Dive Brief:
- Sweetgreen plans to roughly double its footprint in the next three to five years, according to an S-1 filing submitted to the Securities and Exchange Commission on Monday. The company had 140 stores as of Sept. 26 and plans to open at least 30 company-owned locations this year.
- The fast casual chain expects to enter at least two to three new markets every year over the next three years and diversify with drive-thru and pick-up only locations to densify its markets. The restaurant said it is confident about opening new locations, especially since new units that opened during the pandemic in places like Miami and Austin, Texas, have secured strong initial sales volumes, surpassing company expectations.

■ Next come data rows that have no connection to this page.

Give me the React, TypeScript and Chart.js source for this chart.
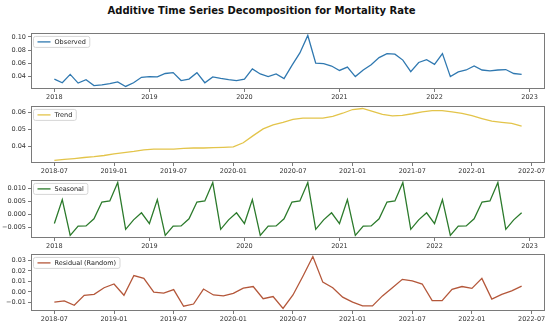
import React, { useEffect, useRef } from "react";
import { Chart, registerables } from "chart.js";

Chart.register(...registerables);

// ---- Data (monthly, index 0 = 2018-01) ----
const observedStart = 0;
const observed = [
  0.0363, 0.0307, 0.0433, 0.0302, 0.0353, 0.0265, 0.0274, 0.0293, 0.0321, 0.0251, 0.0307, 0.039,
  0.040, 0.0395, 0.0447, 0.046, 0.034, 0.0363, 0.046, 0.0307, 0.0395, 0.0372, 0.0353, 0.034,
  0.0363, 0.0516, 0.044, 0.040, 0.044, 0.037, 0.057, 0.0758, 0.1023, 0.0605, 0.0595, 0.056,
  0.0493, 0.0544, 0.040, 0.050, 0.058, 0.0688, 0.0749, 0.074, 0.065, 0.0474, 0.0614, 0.0656,
  0.0586, 0.0749, 0.040, 0.047, 0.050, 0.056, 0.050, 0.0488, 0.050, 0.0507, 0.0447, 0.0433,
];

const trendStart = 6; // 2018-07
const trend = [
  0.0318, 0.0324, 0.0329, 0.0335, 0.034, 0.0347,
  0.0356, 0.0364, 0.0371, 0.038, 0.0385, 0.0385, 0.0385, 0.0389, 0.0391, 0.0391, 0.0393, 0.0395,
  0.0398, 0.0422, 0.0464, 0.0504, 0.0527, 0.0542, 0.056, 0.0567, 0.0567, 0.0567, 0.0578, 0.0596,
  0.0618, 0.0624, 0.0607, 0.0589, 0.058, 0.0584, 0.0593, 0.0604, 0.0611, 0.0611, 0.0604, 0.0595,
  0.0582, 0.0565, 0.0549, 0.0542, 0.0536, 0.052,
];

const seasonalStart = 0;
const seasonal = [
  -0.0034, 0.0057, -0.0079, -0.0044, -0.0043, -0.0016, 0.0048, 0.0052, 0.0122, -0.0056, -0.002, 0.0007,
  -0.0034, 0.0057, -0.0079, -0.0044, -0.0043, -0.0016, 0.0048, 0.0052, 0.0122, -0.0056, -0.002, 0.0007,
  -0.0034, 0.0057, -0.0079, -0.0044, -0.0043, -0.0016, 0.0048, 0.0052, 0.0122, -0.0056, -0.002, 0.0007,
  -0.0034, 0.0057, -0.0079, -0.0044, -0.0043, -0.0016, 0.0048, 0.0052, 0.0122, -0.0056, -0.002, 0.0007,
  -0.0034, 0.0057, -0.0079, -0.0044, -0.0043, -0.0016, 0.0048, 0.0052, 0.0122, -0.0056, -0.002, 0.0007,
];

const residStart = 6;
const residual = [
  -0.0099, -0.0087, -0.0129, -0.0033, -0.0024, 0.0039,
  0.0075, -0.0033, 0.0156, 0.0129, -0.0003, -0.0012, 0.0021, -0.0138, -0.0117, 0.0027, -0.003, -0.0039,
  -0.0015, 0.0036, 0.0051, -0.0066, -0.0045, -0.0159, -0.003, 0.015, 0.0339, 0.0093, 0.0039, -0.0051,
  -0.0099, -0.0135, -0.0135, -0.0039, 0.0039, 0.012, 0.0105, 0.0075, -0.0084, -0.0084, 0.0024, 0.0051,
  0.0033, 0.0129, -0.0069, -0.0024, 0.0009, 0.0054,
];

// ---- Tick definitions ----
const yearTickValues = [0, 12, 24, 36, 48, 60];
const yearTickLabels = ["2018", "2019", "2020", "2021", "2022", "2023"];
const halfYearTickValues = [6, 12, 18, 24, 30, 36, 42, 48, 54];
const halfYearTickLabels = [
  "2018-07", "2019-01", "2019-07", "2020-01", "2020-07", "2021-01", "2021-07", "2022-01", "2022-07",
];
const obsYTicks = [0.04, 0.06, 0.08, 0.1];
const obsYLabels = ["0.04", "0.06", "0.08", "0.10"];
const trendYTicks = [0.04, 0.05, 0.06];
const trendYLabels = ["0.04", "0.05", "0.06"];
const seasYTicks = [-0.005, 0, 0.005, 0.01];
const seasYLabels = ["\u22120.005", "0.000", "0.005", "0.010"];
const residYTicks = [-0.01, 0, 0.01, 0.02, 0.03];
const residYLabels = ["\u22120.01", "0.00", "0.01", "0.02", "0.03"];

const FONT = "DejaVu Sans";
const FRAME = "#7a7a7a";

type PanelCfg = {
  label: string;
  color: string;
  values: number[];
  start: number;
  xTicks: number[];
  xLabels: string[];
  yTicks: number[];
  yLabels: string[];
  top: number;
  bottom: number;
};

const panels: PanelCfg[] = [
  { label: "Observed", color: "#2f78b0", values: observed, start: observedStart, xTicks: yearTickValues, xLabels: yearTickLabels, yTicks: obsYTicks, yLabels: obsYLabels, top: 29, bottom: 89 },
  { label: "Trend", color: "#e3c44a", values: trend, start: trendStart, xTicks: halfYearTickValues, xLabels: halfYearTickLabels, yTicks: trendYTicks, yLabels: trendYLabels, top: 102, bottom: 163 },
  { label: "Seasonal", color: "#2b7a2b", values: seasonal, start: seasonalStart, xTicks: yearTickValues, xLabels: yearTickLabels, yTicks: seasYTicks, yLabels: seasYLabels, top: 176, bottom: 238 },
  { label: "Residual (Random)", color: "#b4573a", values: residual, start: residStart, xTicks: halfYearTickValues, xLabels: halfYearTickLabels, yTicks: residYTicks, yLabels: residYLabels, top: 250, bottom: 311 },
];

const PAD_TOP = 2;
const XAXIS_H = 12;

const framePlugin = {
  id: "panelFrame",
  afterDatasetsDraw(chart: any) {
    const { ctx, chartArea } = chart;
    ctx.save();
    ctx.strokeStyle = FRAME;
    ctx.lineWidth = 1;
    ctx.strokeRect(
      Math.round(chartArea.left) + 0.5,
      Math.round(chartArea.top) + 0.5,
      Math.round(chartArea.right - chartArea.left) - 1,
      Math.round(chartArea.bottom - chartArea.top) - 1
    );
    ctx.restore();
  },
  afterDraw(chart: any) {
    const opts = chart.options.plugins.panelFrame || {};
    const { ctx, chartArea } = chart;
    const label = opts.label as string;
    const color = opts.color as string;
    if (!label) return;
    ctx.save();
    ctx.font = `6.5px "${FONT}"`;
    const tw = ctx.measureText(label).width;
    const x0 = chartArea.left + 2.5;
    const y0 = chartArea.top + 3.5;
    const w = 4 + 13 + 4 + tw + 4;
    const h = 11;
    ctx.beginPath();
    const r = 2;
    ctx.moveTo(x0 + r, y0);
    ctx.lineTo(x0 + w - r, y0);
    ctx.quadraticCurveTo(x0 + w, y0, x0 + w, y0 + r);
    ctx.lineTo(x0 + w, y0 + h - r);
    ctx.quadraticCurveTo(x0 + w, y0 + h, x0 + w - r, y0 + h);
    ctx.lineTo(x0 + r, y0 + h);
    ctx.quadraticCurveTo(x0, y0 + h, x0, y0 + h - r);
    ctx.lineTo(x0, y0 + r);
    ctx.quadraticCurveTo(x0, y0, x0 + r, y0);
    ctx.closePath();
    ctx.fillStyle = "rgba(255,255,255,0.8)";
    ctx.fill();
    ctx.strokeStyle = "#d6d6d6";
    ctx.lineWidth = 1;
    ctx.stroke();
    ctx.strokeStyle = color;
    ctx.lineWidth = 1.3;
    ctx.beginPath();
    ctx.moveTo(x0 + 4, y0 + h / 2);
    ctx.lineTo(x0 + 17, y0 + h / 2);
    ctx.stroke();
    ctx.fillStyle = "#222";
    ctx.textBaseline = "middle";
    ctx.textAlign = "left";
    ctx.fillText(label, x0 + 21, y0 + h / 2 + 0.5);
    ctx.restore();
  },
};

function Panel({ cfg }: { cfg: PanelCfg }) {
  const ref = useRef<HTMLCanvasElement | null>(null);
  useEffect(() => {
    if (!ref.current) return;
    const n = cfg.values.length;
    const xFirst = cfg.start;
    const xLast = cfg.start + n - 1;
    const xm = (xLast - xFirst) * 0.05;
    const vmin = Math.min(...cfg.values);
    const vmax = Math.max(...cfg.values);
    const ym = (vmax - vmin) * 0.05;
    const data = cfg.values.map((v, i) => ({ x: cfg.start + i, y: v }));
    const tickFont = { family: FONT, size: 6.5 };
    const chart = new Chart(ref.current, {
      type: "line",
      data: {
        datasets: [
          {
            label: cfg.label,
            data,
            borderColor: cfg.color,
            borderWidth: 1.3,
            pointRadius: 0,
            tension: 0,
            fill: false,
          },
        ],
      },
      options: {
        animation: false,
        responsive: false,
        maintainAspectRatio: false,
        layout: { padding: { top: PAD_TOP, right: 5, left: 0, bottom: 0 } },
        plugins: {
          legend: { display: false },
          title: { display: false },
          tooltip: { enabled: false },
          panelFrame: { label: cfg.label, color: cfg.color },
        } as any,
        scales: {
          x: {
            type: "linear",
            min: xFirst - xm,
            max: xLast + xm,
            afterBuildTicks: (scale: any) => {
              scale.ticks = cfg.xTicks.map((v) => ({ value: v }));
            },
            afterFit: (scale: any) => {
              scale.height = XAXIS_H;
            },
            ticks: {
              autoSkip: false,
              maxRotation: 0,
              minRotation: 0,
              padding: 1,
              color: "#333",
              font: tickFont,
              callback: (v: any) => {
                const idx = cfg.xTicks.indexOf(Number(v));
                return idx >= 0 ? cfg.xLabels[idx] : "";
              },
            },
            grid: { display: true, drawOnChartArea: false, drawTicks: true, tickLength: 3, color: FRAME },
            border: { display: false },
          },
          y: {
            type: "linear",
            min: vmin - ym,
            max: vmax + ym,
            afterBuildTicks: (scale: any) => {
              scale.ticks = cfg.yTicks.map((v) => ({ value: v }));
            },
            afterFit: (scale: any) => {
              scale.width = 31;
            },
            ticks: {
              autoSkip: false,
              padding: 2,
              color: "#333",
              font: tickFont,
              callback: (v: any) => {
                let best = 0;
                let bd = Infinity;
                cfg.yTicks.forEach((t, i) => {
                  const d = Math.abs(t - Number(v));
                  if (d < bd) {
                    bd = d;
                    best = i;
                  }
                });
                return cfg.yLabels[best];
              },
            },
            grid: { display: true, drawOnChartArea: false, drawTicks: true, tickLength: 3, color: FRAME },
            border: { display: false },
          },
        },
      },
      plugins: [framePlugin],
    });
    return () => chart.destroy();
  }, [cfg]);
  const h = cfg.bottom - cfg.top + PAD_TOP + XAXIS_H;
  return (
    <canvas
      ref={ref}
      width={550}
      height={h}
      style={{ position: "absolute", left: 0, top: cfg.top - PAD_TOP, width: 550, height: h }}
    />
  );
}

export default function App() {
  return (
    <div style={{ position: "absolute", left: 0, top: 0, width: 550, height: 322, background: "#fff", overflow: "hidden" }}>
      <div
        style={{
          position: "absolute",
          left: 0,
          top: 4,
          width: 523,
          textAlign: "center",
          fontFamily: `"${FONT}", sans-serif`,
          fontWeight: "bold",
          fontSize: 10,
          lineHeight: "13px",
          color: "#111",
        }}
      >
        Additive Time Series Decomposition for Mortality Rate
      </div>
      {panels.map((p) => (
        <Panel key={p.label} cfg={p} />
      ))}
    </div>
  );
}
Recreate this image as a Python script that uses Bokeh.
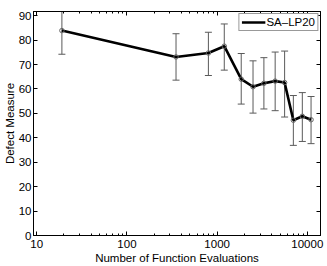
from bokeh.plotting import figure
from bokeh.models import (Range1d, FixedTicker, LinearAxis, LogAxis, Whisker,
                          ColumnDataSource, Legend, LegendItem, TeeHead)
from bokeh.embed import file_html
from bokeh.resources import INLINE

# ---- data ----
evaluations = [19, 350, 800, 1200, 1850, 2500, 3300, 4400, 5600, 7000, 8800, 11000]
defect = [83.9, 73.1, 74.7, 77.5, 64.0, 60.9, 62.3, 63.2, 62.6, 47.2, 48.8, 47.4]
defect_upper = [94.0, 82.6, 83.2, 86.6, 74.5, 71.5, 72.8, 75.1, 75.5, 57.3, 58.5, 56.9]
defect_lower = [74.2, 63.6, 65.5, 67.7, 53.8, 50.1, 51.8, 51.1, 48.5, 36.9, 38.5, 37.6]
series_name = "SA\u2013LP20"

x_major_ticks = [10, 100, 1000, 10000]
x_tick_labels = ["10", "100", "1000", "10000"]
x_minor_ticks = [m * d for d in (10, 100, 1000) for m in range(2, 10)]
y_ticks = [0, 10, 20, 30, 40, 50, 60, 70, 80, 90]

FONT = "Liberation Sans"
FS = "11.5px"

src = ColumnDataSource(dict(x=evaluations, y=defect, up=defect_upper, lo=defect_lower))

p = figure(width=327, height=266, x_axis_type="log", output_backend="svg",
           toolbar_location=None,
           x_range=Range1d(9.2, 14000), y_range=Range1d(0, 91.7),
           min_border_left=32, min_border_right=7, min_border_top=11, min_border_bottom=29)

p.grid.visible = False
p.outline_line_color = "black"
p.background_fill_color = "white"
p.border_fill_color = "white"

xt = FixedTicker(ticks=x_major_ticks, minor_ticks=x_minor_ticks)
yt = FixedTicker(ticks=y_ticks)

xa = p.xaxis[0]
xa.ticker = xt
xa.major_label_overrides = {t: s for t, s in zip(x_major_ticks, x_tick_labels)}
xa.axis_label = "Number of Function Evaluations"
ya = p.yaxis[0]
ya.ticker = yt
ya.axis_label = "Defect Measure"

for ax in (xa, ya):
    ax.major_tick_in = 4
    ax.major_tick_out = 0
    ax.minor_tick_in = 2
    ax.minor_tick_out = 0
    ax.axis_line_color = "black"
    ax.major_tick_line_color = "black"
    ax.minor_tick_line_color = "black"
    ax.major_label_text_font = FONT
    ax.major_label_text_font_size = FS
    ax.major_label_text_color = "black"
    ax.axis_label_text_font = FONT
    ax.axis_label_text_font_size = FS
    ax.axis_label_text_font_style = "normal"
    ax.axis_label_text_color = "black"
ya.minor_tick_line_color = None
xa.major_label_standoff = 4
xa.axis_label_standoff = 1
ya.major_label_standoff = 2
ya.axis_label_standoff = 0

# mirrored axes (ticks only, labels invisible)
top = LogAxis(ticker=xt, major_tick_in=4, major_tick_out=0, minor_tick_in=2, minor_tick_out=0,
              major_label_text_font_size="2px", major_label_text_color=None,
              major_label_standoff=0, axis_line_color="black")
right = LinearAxis(ticker=yt, major_tick_in=4, major_tick_out=0, minor_tick_line_color=None,
                   major_label_text_font_size="2px", major_label_text_color=None,
                   major_label_standoff=0, axis_line_color="black")
p.add_layout(top, "above")
p.add_layout(right, "right")

# error bars
wh = Whisker(source=src, base="x", upper="up", lower="lo", dimension="height",
             line_color="#5a5a5a", line_width=1,
             upper_head=TeeHead(size=7, line_color="#5a5a5a", line_width=1),
             lower_head=TeeHead(size=7, line_color="#5a5a5a", line_width=1))
p.add_layout(wh)

ln = p.line("x", "y", source=src, line_color="black", line_width=2.6)
p.scatter("x", "y", source=src, marker="circle", size=4.5, fill_color=None,
          line_color="#666666", line_width=1)

legend = Legend(items=[LegendItem(label=series_name, renderers=[ln])],
                location="top_right", glyph_width=24, glyph_height=12,
                label_standoff=1, padding=2, margin=2, spacing=0,
                label_text_font=FONT, label_text_font_size=FS,
                label_text_color="black", label_height=12,
                border_line_color="#333333", border_line_width=1,
                background_fill_color="white", background_fill_alpha=1)
p.add_layout(legend)

open("out.html", "w").write(file_html(p, INLINE))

- Sweetgreen, which filed for a proposed maximum aggregate offering of $100 million on Monday, joins a growing list of newly minted public restaurants with ambitious growth plans. Portillo's plans to grow from 67 to 600 units over the decade, while First Watch is gearing up to expand from 420 restaurants to 2,200.
Dive Insight:
Despite its diversification plans, Sweetgreen seems to remain confident in its restaurants located in large urban markets like New York City. The chain opened a location this week in World Trade Center Tower 3, one of the first food and beverage tenants in this location. The unit doesn't offer indoor seating and has an extensive pickup area, the company said in an email to Restaurant Dive.
While this isn't the company's first location with only outdoor seating, customers have been opting for open-air and outdoor dining over the last year, Pamela Haber, head of real estate, East at Sweetgreen, said in an email. Much like other standard locations, customers can order in-store at the World Trade Center restaurants through an assembly line, online or through the app.
Sweetgreen has also been reopening its Outpost locations as more people return to the workplace, further expanding its reach in urban areas. Outpost locations, which allow workers to order online and pickup from a designated location in their office buildings, initially grew to over 1,000 locations as of March 2020, but were closed during the pandemic. The company opened 350 Outposts as of Sept. 26.
The company continues to test new restaurant designs as a way to densify its markets as well, the company said in its S-1. Sweetgreen has added exterior pickup windows as well as curbside pickup in several locations. The chain is also looking into smaller format, digital-only fulfillment restaurants, as well as drive-thru and drive-up ordering concepts in suburban markets.
"As we have opened new restaurants in the same geographic market, we have not historically experienced cannibalization of our existing restaurants," the company said in the filing.
Sweetgreen has more than tripled its store count from fiscal year 2014 through 2019 and has grown its average unit volumes in its markets by 85% from $1.6 million to $3 million during this time. AUVs decreased 36% to $2.2 million in 2020 due to the pandemic, but have since recovered to $2.5 million as of Sept. 26, according to the S-1.
The company's ongoing focus on building out its digital customers will likely help bring its AUVs back to pre-pandemic levels, especially because average digital order value was 21% higher than in-store orders as of Sept. 26 year-to-date. In that same period, 68% of the chain's revenue also came from total digital channels. This includes 47% from owned digital channels, which consists of its pickup, native delivery, Outpost and digital scan-and-pay offered in stores.
The restaurant has been offering an expanded digital-only menu with curated collections and chef collaborations, promotions and lower prices compared to what is on third-party marketplaces to encourage customers to order directly through Sweetgreen and personalize their orders.